* start *

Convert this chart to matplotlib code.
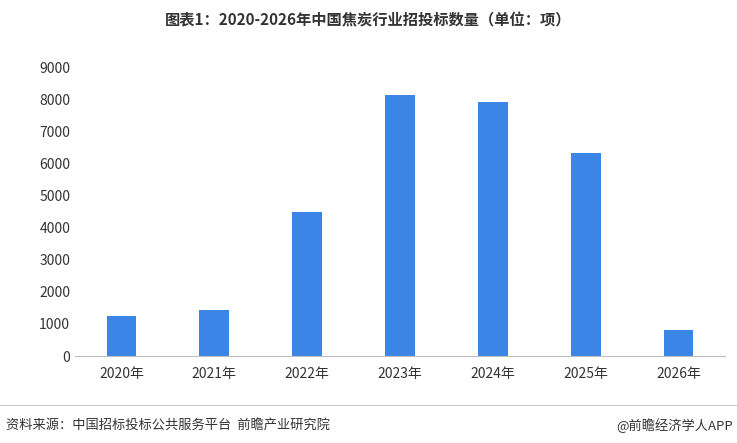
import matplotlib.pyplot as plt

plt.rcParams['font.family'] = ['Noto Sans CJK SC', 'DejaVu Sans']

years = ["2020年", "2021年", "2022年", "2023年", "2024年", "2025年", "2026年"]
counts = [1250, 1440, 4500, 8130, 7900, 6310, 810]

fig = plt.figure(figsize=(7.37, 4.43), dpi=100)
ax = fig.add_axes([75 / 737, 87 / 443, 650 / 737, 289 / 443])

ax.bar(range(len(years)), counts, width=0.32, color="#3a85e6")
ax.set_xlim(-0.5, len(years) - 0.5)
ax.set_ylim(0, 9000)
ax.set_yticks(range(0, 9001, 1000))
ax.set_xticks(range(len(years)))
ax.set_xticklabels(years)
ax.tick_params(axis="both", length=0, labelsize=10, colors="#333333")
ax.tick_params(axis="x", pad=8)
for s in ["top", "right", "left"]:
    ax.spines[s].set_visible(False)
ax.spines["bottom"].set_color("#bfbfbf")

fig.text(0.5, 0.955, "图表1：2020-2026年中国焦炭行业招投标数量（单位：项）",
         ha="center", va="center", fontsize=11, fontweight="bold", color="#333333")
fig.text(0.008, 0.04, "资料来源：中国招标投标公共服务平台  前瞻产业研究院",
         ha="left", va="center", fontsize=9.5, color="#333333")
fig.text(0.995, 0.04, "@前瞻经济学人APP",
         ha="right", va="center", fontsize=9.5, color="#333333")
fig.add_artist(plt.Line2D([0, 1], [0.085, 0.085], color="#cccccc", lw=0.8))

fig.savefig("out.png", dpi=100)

* end *

=== Goal of the exercise ===
Starting at the top of the listing above, reproduce each line up to and including the one with "ax = fig.add_axes([75"; omit the pictures.

=== Solved problem ===
Convert this chart to matplotlib code.
import matplotlib.pyplot as plt

plt.rcParams['font.family'] = ['Noto Sans CJK SC', 'DejaVu Sans']

years = ["2020年", "2021年", "2022年", "2023年", "2024年", "2025年", "2026年"]
counts = [1250, 1440, 4500, 8130, 7900, 6310, 810]

fig = plt.figure(figsize=(7.37, 4.43), dpi=100)
ax = fig.add_axes([75 / 737, 87 / 443, 650 / 737, 289 / 443])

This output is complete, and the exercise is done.